Yes, and on Wednesday, police seized documents from the Socialist headquarters in central Madrid as part of a probe into allegations that party money had been used to pay journalist Leire Díez to wage a campaign to undermine legal cases affecting the government and its allies. She denies any wrongdoing and has claimed she was researching a book. Among those named as suspects in this case are Cerdán and Ana María Fuentes, the Socialist Party’s federal director. Separately, Díez is being investigated for misuse of public funds.

Are there any more cases affecting Sánchez?

Yes, actually. In November, the attorney general, Álvaro García Ortiz, a government pick, was found guilty of revealing secrets in a highly controversial case. García Ortiz was accused of making public the tax affairs of the boyfriend of Isabel Díaz Ayuso, the populist, conservative president of the Madrid region, who had committed tax fraud. Although no direct evidence against García Ortiz was presented, he was barred from office for two years.

OK, but at least Sánchez himself is not directly implicated in any of these cases, is he?
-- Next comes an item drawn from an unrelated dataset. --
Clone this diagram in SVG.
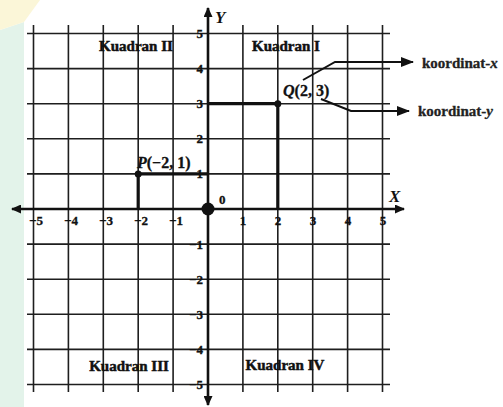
<svg xmlns="http://www.w3.org/2000/svg" width="503" height="407" viewBox="0 0 503 407">
<style>
.grid{stroke:#1e1e1e;stroke-width:1.6;fill:none}
.axis{stroke:#111;stroke-width:2.6;fill:none}
.thick{stroke:#111;stroke-width:3.2;fill:none}
.conn{stroke:#111;stroke-width:2;fill:none}
.num{font-family:"Liberation Serif",serif;font-weight:bold;font-size:13px;fill:#111;stroke:#111;stroke-width:0.3}
.quad{font-family:"Liberation Serif",serif;font-weight:bold;font-size:15px;fill:#111;stroke:#111;stroke-width:0.5;text-anchor:middle}
.pt{font-family:"Liberation Serif",serif;font-weight:bold;font-size:16px;fill:#111;stroke:#111;stroke-width:0.3}
.lbl{font-family:"Liberation Serif",serif;font-weight:bold;font-size:15px;fill:#222;stroke:#222;stroke-width:0.3}
.ax{font-family:"Liberation Serif",serif;font-weight:bold;font-style:italic;font-size:17px;fill:#111}
</style>
<defs>
<marker id="arr" viewBox="0 0 13 10" refX="12" refY="5" markerWidth="13" markerHeight="10" markerUnits="userSpaceOnUse" orient="auto">
<path d="M0,0 L13,5 L0,10 z" fill="#111"/>
</marker>
<marker id="arrA" viewBox="0 0 10 9" refX="9" refY="4.5" markerWidth="10" markerHeight="9" markerUnits="userSpaceOnUse" orient="auto-start-reverse">
<path d="M0,0 L10,4.5 L0,9 z" fill="#111"/>
</marker>
</defs>
<rect width="503" height="407" fill="#fff"/>
<path d="M0,30 L24,22 L24,407 L0,407 z" fill="#e3f3ea"/>
<path d="M0,0 L40,0 L24,22 L0,30 z" fill="#fbf6d8"/>

<g id="grid" class="grid">
<path d="M27,33.5H390M27,68.6H390M27,103.7H390M27,138.8H390M27,173.9H390M27,244.1H390M27,279.2H390M27,314.3H390M27,349.4H390M27,384.5H390"/>
<path d="M33.5,25V392M68.4,25V392M103.3,25V392M138.2,25V392M173.1,25V392M242.9,25V392M277.8,25V392M312.7,25V392M347.6,25V392M382.5,25V392"/>
</g>

<g id="axes">
<line class="axis" x1="12" y1="209" x2="404" y2="209" marker-start="url(#arrA)" marker-end="url(#arrA)"/>
<line class="axis" x1="208" y1="405" x2="208" y2="8" marker-start="url(#arrA)" marker-end="url(#arrA)"/>
<text class="ax" x="389" y="202">X</text>
<text class="ax" x="215" y="23">Y</text>
<circle id="origin" cx="208" cy="209" r="6.5" fill="#111"/>
<text class="num" x="219" y="204">0</text>
</g>

<g id="xlabels" class="num" text-anchor="middle">
<text x="36" y="225">−5</text>
<text x="71" y="225">−4</text>
<text x="106" y="225">−3</text>
<text x="141" y="225">−2</text>
<text x="176" y="225">−1</text>
<text x="243" y="225">1</text>
<text x="278" y="225">2</text>
<text x="313" y="225">3</text>
<text x="348" y="225">4</text>
<text x="383" y="225">5</text>
</g>

<g id="ylabels" class="num" text-anchor="end">
<text x="203" y="38">5</text>
<text x="203" y="73">4</text>
<text x="203" y="108">3</text>
<text x="203" y="143">2</text>
<text x="203" y="178">1</text>
<text x="203" y="248.5">−1</text>
<text x="203" y="283.5">−2</text>
<text x="203" y="318.5">−3</text>
<text x="203" y="353.5">−4</text>
<text x="203" y="389">−5</text>
</g>

<g id="quadrants">
<text class="quad" x="136" y="51">Kuadran II</text>
<text class="quad" x="286" y="51">Kuadran I</text>
<text class="quad" x="129" y="371">Kuadran III</text>
<text class="quad" x="285" y="370">Kuadran IV</text>
</g>

<g id="pointP">
<path class="thick" d="M138.2,209V173.9H208"/>
<circle cx="138.2" cy="173.9" r="3.5" fill="#111"/>
<text class="pt" x="137" y="168"><tspan font-style="italic">P</tspan>(−2, 1)</text>
</g>

<g id="pointQ">
<path class="thick" d="M208,103.7H277.8V209"/>
<circle cx="277.8" cy="103.7" r="3.5" fill="#111"/>
<text class="pt" x="283" y="96"><tspan font-style="italic">Q</tspan>(2, 3)</text>
</g>

<g id="connectors">
<path class="conn" d="M303,80 L335,62 H413" marker-end="url(#arr)"/>
<path class="conn" d="M321,99 L351,111 H409" marker-end="url(#arr)"/>
</g>

<g id="koordinat-x"><text class="lbl" x="422" y="68">koordinat-<tspan font-style="italic">x</tspan></text></g>
<g id="koordinat-y"><text class="lbl" x="418" y="116">koordinat-<tspan font-style="italic">y</tspan></text></g>
</svg>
No, but some of his family are. Since 2024, a judge has been zealously investigating the business and professional affairs of his wife, Begoña Gómez, naming her as a suspect in several alleged crimes. Also, Sánchez’s musician brother, David, is currently on trial in the southern city of Badajoz, accused of influence peddling in his appointment to a local musical director post in 2017. Among his co-defendants are several local Socialist Party members. Sánchez has drawn a distinction between probes such as those into Ábalos and Cerdán, and those he deems politically motivated, like the cases involving his brother and his wife, the latter. He has described the latter as an “obscene farce.”